[DATA]
================================
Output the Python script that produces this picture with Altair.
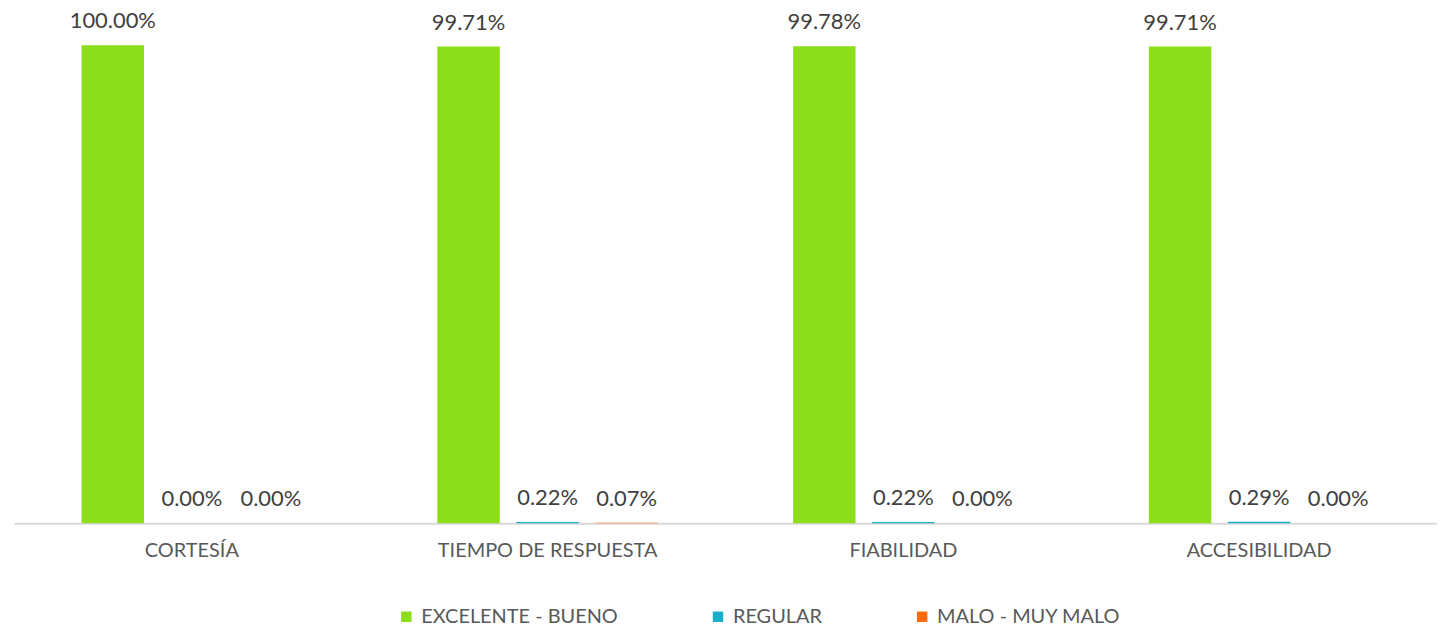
import altair as alt
import pandas as pd

categories = ["CORTESÍA", "TIEMPO DE RESPUESTA", "FIABILIDAD", "ACCESIBILIDAD"]
series = ["EXCELENTE - BUENO", "REGULAR", "MALO - MUY MALO"]
excelente = [100.00, 99.71, 99.78, 99.71]
regular = [0.00, 0.22, 0.22, 0.29]
malo = [0.00, 0.07, 0.00, 0.00]
colors = ["#8CDD1A", "#1AAFC9", "#FF6A0A"]

rows = []
for vals, s in zip([excelente, regular, malo], series):
    for c, v in zip(categories, vals):
        rows.append({"cat": c, "serie": s, "value": v})
df = pd.DataFrame(rows)

FONT = "Lato"

base = alt.Chart(df).encode(
    x=alt.X("cat:N", sort=categories, title=None,
            scale=alt.Scale(paddingInner=0.38, paddingOuter=0.19),
            axis=alt.Axis(labelAngle=0, ticks=False, domainColor="#D9D9D9", domainWidth=2,
                          labelFontSize=20, labelColor="#595959", labelFont=FONT,
                          labelPadding=17, labelLimit=400, grid=False)),
    xOffset=alt.XOffset("serie:N", sort=series,
                        scale=alt.Scale(paddingInner=0.21, paddingOuter=0)),
)

bars = base.mark_bar().encode(
    y=alt.Y("value:Q", scale=alt.Scale(domain=[0, 100]), axis=None),
    color=alt.Color("serie:N", sort=series,
                    scale=alt.Scale(domain=series, range=colors),
                    legend=alt.Legend(title=None, orient="none", direction="horizontal",
                                      legendX=384, legendY=564,
                                      symbolType="square", symbolSize=110,
                                      symbolStrokeWidth=0,
                                      labelFontSize=20, labelColor="#595959",
                                      labelFont=FONT, columnPadding=90,
                                      labelLimit=400, symbolOffset=0, labelOffset=5)),
)

labels = base.mark_text(fontSize=22, color="#404040", font=FONT, baseline="alphabetic", dy=-17).encode(
    y=alt.Y("value:Q"),
    text=alt.Text("label:N"),
).transform_calculate(label="format(datum.value, '.2f') + '%'")

chart = (bars + labels).properties(
    width=1429, height=480,
    padding={"left": 6, "top": 36, "right": 0, "bottom": 105},
    autosize=alt.AutoSizeParams(type="none"),
).configure(background="white").configure_view(strokeWidth=0, stroke="transparent")

chart.save("out.html", embed_options={"renderer": "svg", "actions": False})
================================
[DESCRIPTION OF THE TASK] Print the listing above in full, exactly as written. Omit any pictures.

[TASK SOLUTION]
Output the Python script that produces this picture with Altair.
import altair as alt
import pandas as pd

categories = ["CORTESÍA", "TIEMPO DE RESPUESTA", "FIABILIDAD", "ACCESIBILIDAD"]
series = ["EXCELENTE - BUENO", "REGULAR", "MALO - MUY MALO"]
excelente = [100.00, 99.71, 99.78, 99.71]
regular = [0.00, 0.22, 0.22, 0.29]
malo = [0.00, 0.07, 0.00, 0.00]
colors = ["#8CDD1A", "#1AAFC9", "#FF6A0A"]

rows = []
for vals, s in zip([excelente, regular, malo], series):
    for c, v in zip(categories, vals):
        rows.append({"cat": c, "serie": s, "value": v})
df = pd.DataFrame(rows)

FONT = "Lato"

base = alt.Chart(df).encode(
    x=alt.X("cat:N", sort=categories, title=None,
            scale=alt.Scale(paddingInner=0.38, paddingOuter=0.19),
            axis=alt.Axis(labelAngle=0, ticks=False, domainColor="#D9D9D9", domainWidth=2,
                          labelFontSize=20, labelColor="#595959", labelFont=FONT,
                          labelPadding=17, labelLimit=400, grid=False)),
    xOffset=alt.XOffset("serie:N", sort=series,
                        scale=alt.Scale(paddingInner=0.21, paddingOuter=0)),
)

bars = base.mark_bar().encode(
    y=alt.Y("value:Q", scale=alt.Scale(domain=[0, 100]), axis=None),
    color=alt.Color("serie:N", sort=series,
                    scale=alt.Scale(domain=series, range=colors),
                    legend=alt.Legend(title=None, orient="none", direction="horizontal",
                                      legendX=384, legendY=564,
                                      symbolType="square", symbolSize=110,
                                      symbolStrokeWidth=0,
                                      labelFontSize=20, labelColor="#595959",
                                      labelFont=FONT, columnPadding=90,
                                      labelLimit=400, symbolOffset=0, labelOffset=5)),
)

labels = base.mark_text(fontSize=22, color="#404040", font=FONT, baseline="alphabetic", dy=-17).encode(
    y=alt.Y("value:Q"),
    text=alt.Text("label:N"),
).transform_calculate(label="format(datum.value, '.2f') + '%'")

chart = (bars + labels).properties(
    width=1429, height=480,
    padding={"left": 6, "top": 36, "right": 0, "bottom": 105},
    autosize=alt.AutoSizeParams(type="none"),
).configure(background="white").configure_view(strokeWidth=0, stroke="transparent")

chart.save("out.html", embed_options={"renderer": "svg", "actions": False})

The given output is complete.